Sunday, November 6, 2011

Confessions of an Economic Hitman, by John Perkins

Another one that I've wrapped up recently. I was actually reading this for a project I'm doing. I was expecting it to be a bit more cloak and dagger than it actually is. Basically, Perkins is trying to atone for a career in which by slanting economic data in certain directions, he and the people he worked with were able to convince the right people in various nations of the world that they should throw in there lot with U.S. and corporate interests. Then general effect of these projects seems to have been to build a lot of infrastructure in these countries which the countries in the end couldn't pay for, making them coercible and more amenable to our, and I use that word with a bit of hesitation, agenda.

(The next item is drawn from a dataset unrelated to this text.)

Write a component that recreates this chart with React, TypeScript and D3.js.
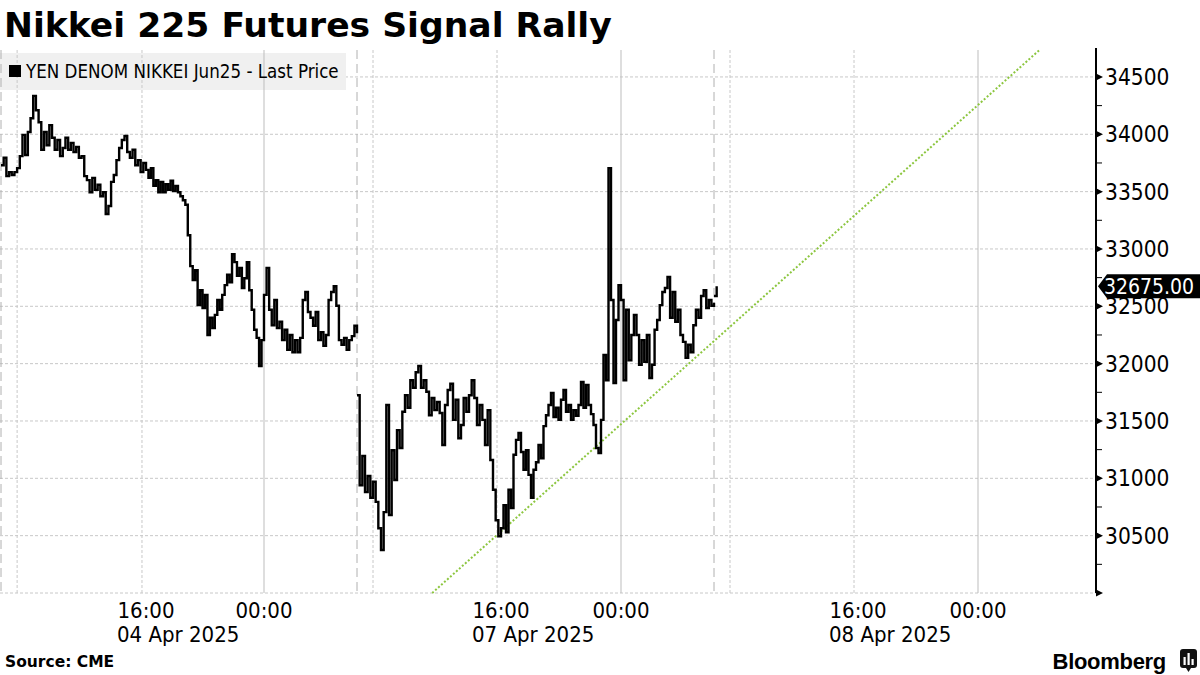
import React from "react";
import * as d3 from "d3";

const W = 1200;
const H = 675;

// Time is expressed in hours since 2025-04-04 00:00 (Tokyo). 10-minute bars.
const SEG1_START = 7; // Apr 4 07:00
const SEG2_START = 79; // Apr 7 07:00
const SEG3_START = 103; // Apr 8 07:00
const STEP_HOURS = 1 / 6;

const seg1Prices = [
  33730, 33795, 33635, 33670, 33645, 33670,
  33705, 33810, 33995, 33820, 34020, 34140,
  34335, 34210, 34105, 33865, 34020, 33905,
  34080, 33970, 33865, 33950, 33810, 33880,
  33970, 33865, 33925, 33845, 33890, 33795,
  33810, 33635, 33600, 33495, 33620, 33515,
  33560, 33460, 33495, 33305, 33375, 33585,
  33645, 33775, 33880, 33950, 33985, 33845,
  33795, 33865, 33730, 33775, 33670, 33750,
  33690, 33620, 33705, 33550, 33600, 33495,
  33585, 33495, 33565, 33515, 33595, 33505,
  33550, 33495, 33460, 33425, 33385, 33120,
  32850, 32730, 32815, 32510, 32640, 32485,
  32600, 32250, 32400, 32310, 32425, 32555,
  32470, 32600, 32685, 32775, 32710, 32955,
  32885, 32765, 32835, 32660, 32745, 32885,
  32640, 32470, 32295, 32225, 31980, 32205,
  32600, 32835, 32470, 32335, 32555, 32310,
  32365, 32205, 32295, 32120, 32250, 32100,
  32205, 32100, 32225, 32555, 32625, 32450,
  32400, 32330, 32450, 32205, 32275, 32155,
  32250, 32555, 32625, 32675, 32505, 32205,
  32165, 32225, 32120, 32205, 32240, 32330,
  32265,
];

const seg2Prices = [
  31725, 30940, 31195, 30880, 31020, 30830,
  30970, 30795, 30565, 30375, 30705, 31640,
  30680, 31245, 30985, 31420, 31265, 31580,
  31725, 31615, 31855, 31790, 31925, 31980,
  31790, 31855, 31755, 31550, 31700, 31595,
  31665, 31570, 31290, 31640, 31770, 31825,
  31510, 31685, 31350, 31465, 31700, 31580,
  31725, 31855, 31700, 31465, 31640, 31510,
  31290, 31595, 31160, 30900, 30635, 30495,
  30565, 30765, 30530, 30900, 30740, 31205,
  31335, 31395, 31230, 31075, 31245, 31030,
  30830, 31075, 31140, 31290, 31175, 31455,
  31550, 31640, 31745, 31535, 31615, 31510,
  31685, 31770, 31580, 31640, 31510, 31595,
  31545, 31640, 31840, 31615, 31815, 31640,
  31560, 31465, 31265, 31220, 31510, 32075,
  31855, 33705, 32555, 31830, 32380, 32685,
  32555, 31855, 32470, 32030, 32250, 32425,
  32250, 31990, 32205, 32015, 32250, 31875,
  31990, 32295, 32380, 32510, 32625, 32660,
  32755, 32400, 32625, 32365, 32470, 32250,
  32190, 32050, 32165, 32100, 32335, 32470,
  32400, 32590, 32640, 32485, 32555, 32505,
  32530,
];

const seg3Prices = [32590, 32675];

const lastPrice = 32675;

// Axis breaks (trading pauses collapsed): domain hours -> screen position
const xDomain = [7, 16, 24, 30, 79, 88, 96, 102, 103, 112, 120, 128];
const xRange = [1, 146, 264, 357, 357, 501, 621, 714, 714, 858, 978, 1098];

const timeTicks = [16, 24, 88, 96, 112, 120];
const timeTickLabels = ["16:00", "00:00", "16:00", "00:00", "16:00", "00:00"];
const dateTicks = [16, 88, 112];
const dateLabels = ["04 Apr 2025", "07 Apr 2025", "08 Apr 2025"];

const yTicks = [30000, 30500, 31000, 31500, 32000, 32500, 33000, 33500, 34000, 34500];
const yMinorTicks = [30250, 30750, 31250, 31750, 32250, 32750, 33250, 33750, 34250];

const midnightLines = [24, 96, 120];
const sessionLines = [8, 15.75, 80, 87.75, 104, 111.75];
const breakLines = [7, 30, 102];

const trendStart: [number, number] = [83.7, 30000];
const trendEnd: [number, number] = [124.1, 34735];

const COND = "'DejaVu Sans Condensed', 'DejaVu Sans', sans-serif";

export default function App() {
  const plotTop = 50;
  const plotBottom = 593;
  const axisX = 1096;

  const x = d3.scaleLinear().domain(xDomain).range(xRange);
  const y = d3.scaleLinear().domain([30000, 34735]).range([plotBottom, plotTop]);

  const line = d3
    .line<[number, number]>()
    .x((d) => x(d[0]))
    .y((d) => y(d[1]))
    .curve(d3.curveStepAfter);

  const toPts = (arr: number[], start: number): [number, number][] =>
    arr.map((p, i) => [start + i * STEP_HOURS, p]);

  const segs = [
    toPts(seg1Prices, SEG1_START),
    toPts(seg2Prices, SEG2_START),
    toPts(seg3Prices, SEG3_START),
  ];

  const ly = y(lastPrice);

  return (
    <svg
      width={W}
      height={H}
      style={{ position: "absolute", left: 0, top: 0, background: "#fff" }}
    >
      <rect x={0} y={0} width={W} height={H} fill="#fff" />
      {/* Title */}
      <text
        x={4}
        y={37}
        fontFamily="'DejaVu Sans', sans-serif"
        fontWeight="bold"
        fontSize={34.6}
        fill="#000"
      >
        Nikkei 225 Futures Signal Rally
      </text>

      {/* horizontal grid */}
      {yTicks.map((v) => (
        <line
          key={"hg" + v}
          x1={0}
          x2={axisX}
          y1={y(v)}
          y2={y(v)}
          stroke="#c8c8c8"
          strokeWidth={1}
          strokeDasharray="3 2"
        />
      ))}

      {/* legend box */}
      <rect x={0} y={53} width={346} height={37} fill="#f0f0f0" />

      {/* vertical grid */}
      {sessionLines.map((t) => (
        <line
          key={"sl" + t}
          x1={x(t)}
          x2={x(t)}
          y1={plotTop}
          y2={plotBottom}
          stroke="#c8c8c8"
          strokeDasharray="3 2"
        />
      ))}
      {midnightLines.map((t) => (
        <line
          key={"ml" + t}
          x1={x(t)}
          x2={x(t)}
          y1={plotTop}
          y2={plotBottom}
          stroke="#bdbdbd"
        />
      ))}
      {breakLines.map((t) => (
        <line
          key={"bl" + t}
          x1={x(t)}
          x2={x(t)}
          y1={plotTop}
          y2={plotBottom}
          stroke="#b0b0b0"
          strokeDasharray="9 5"
        />
      ))}

      {/* legend content */}
      <rect x={9} y={65} width={12} height={12} fill="#000" />
      <text x={26} y={78} fontFamily={COND} fontSize={18.6} fill="#000">
        YEN DENOM NIKKEI Jun25 - Last Price
      </text>

      {/* trend line */}
      <line
        x1={x(trendStart[0])}
        y1={y(trendStart[1])}
        x2={x(trendEnd[0])}
        y2={y(trendEnd[1])}
        stroke="#8cc63f"
        strokeWidth={2}
        strokeDasharray="2 2"
      />

      {/* price series */}
      {segs.map((s, i) => (
        <path
          key={"seg" + i}
          d={line(s) || ""}
          fill="none"
          stroke="#000"
          strokeWidth={2.4}
          strokeLinejoin="miter"
        />
      ))}

      {/* y axis */}
      <line x1={axisX} x2={axisX} y1={plotTop - 2} y2={plotBottom} stroke="#000" strokeWidth={2} />
      {yMinorTicks.map((v) => (
        <line key={"mt" + v} x1={axisX} x2={axisX + 6} y1={y(v)} y2={y(v)} stroke="#000" strokeWidth={1} />
      ))}
      {yTicks.map((v) => (
        <path
          key={"tk" + v}
          d={`M${axisX},${y(v) - 3.5}L${axisX + 7},${y(v)}L${axisX},${y(v) + 3.5}Z`}
          fill="#000"
        />
      ))}
      {yTicks
        .filter((v) => v > 30000)
        .map((v) => (
          <text
            key={"yl" + v}
            x={axisX + 9}
            y={y(v) + 8}
            fontFamily={COND}
            fontSize={22.5}
            fill="#000"
          >
            {v}
          </text>
        ))}

      {/* last price tag */}
      <path
        d={`M${axisX + 2},${ly}L${axisX + 11},${ly - 12}L${W},${ly - 12}L${W},${ly + 12}L${axisX + 11},${ly + 12}Z`}
        fill="#000"
      />
      <text x={axisX + 8} y={ly + 8} fontFamily={COND} fontSize={21} fill="#fff">
        {lastPrice.toFixed(2)}
      </text>

      {/* x axis labels */}
      {timeTicks.map((t, i) => (
        <text
          key={"xt" + i}
          x={x(t)}
          y={618}
          textAnchor="middle"
          fontFamily={COND}
          fontSize={22}
          fill="#000"
        >
          {timeTickLabels[i]}
        </text>
      ))}
      {dateTicks.map((t, i) => (
        <text
          key={"xd" + i}
          x={x(t) - 29}
          y={642}
          textAnchor="start"
          fontFamily={COND}
          fontSize={22}
          fill="#000"
        >
          {dateLabels[i]}
        </text>
      ))}

      {/* footer */}
      <text
        x={5}
        y={667}
        fontFamily="'DejaVu Sans', sans-serif"
        fontWeight="bold"
        fontSize={15.5}
        fill="#000"
      >
        Source: CME
      </text>
      <text
        x={1166}
        y={669}
        textAnchor="end"
        fontFamily="'Liberation Sans', Arial, sans-serif"
        fontWeight="bold"
        fontSize={22}
        fill="#000"
        letterSpacing={-0.3}
      >
        Bloomberg
      </text>
      <g>
        <rect x={1180} y={649} width={17} height={19} rx={3} fill="#111" />
        <path d="M1186,668L1188.5,672L1191,668Z" fill="#111" />
        <rect x={1183.5} y={657} width={2.2} height={8} fill="#fff" />
        <rect x={1187.5} y={653} width={2.2} height={12} fill="#fff" />
        <rect x={1191.5} y={659} width={2.2} height={6} fill="#fff" />
      </g>
    </svg>
  );
}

Perkins met more than a few of the major players during his time in the game, and his talks with people who went against this agenda are valuable in and of themselves. He had a conversation with the popular General Torrijos before he died in a plane crash, as well as a chance encounter with Graham Greene, who was a friend of Torrijos.

I thought Perkins put his thesis together in a readable and accessible way, though I found myself wanting to read a critique of his book, as I'm a bit out of my depth judging it myself. Nevertheless, it does give you a lens to view the world, and some things that I didn't really understand before at least fit into place in this picture.

A couple of things that have struck me since because of this book. First, I was listening to something about Iraq as the U.S. 'wraps things up there' and they were saying something about access to Iraqi oil. Now of  course I've long heard about this idea that we went into Iraq only for the oil, but after reading Perkins book, I suddenly saw something inexorable about this process, and that an eight or nine year war costing thousands of lives and incredible expense is really just a hiccup in this process of attaining access to that oil. I don't even attribute to a U.S. policy or any nation's agenda so much as to a kind of mindless machine, or as Perkins calls it, the "corporatocracy".

I also just happened to watch the beginning of Reilly: Ace of Spies last night and it turned out that Reilly's first mission in Baku, which was part of Russia at the time, but was before and since a major city of Azerbaijan, was really to collect information on oil.

That was 1901.

Perkins just happens to be coming to town at the end of this week, and I'm going to do my best to hear what he has to say about present developments.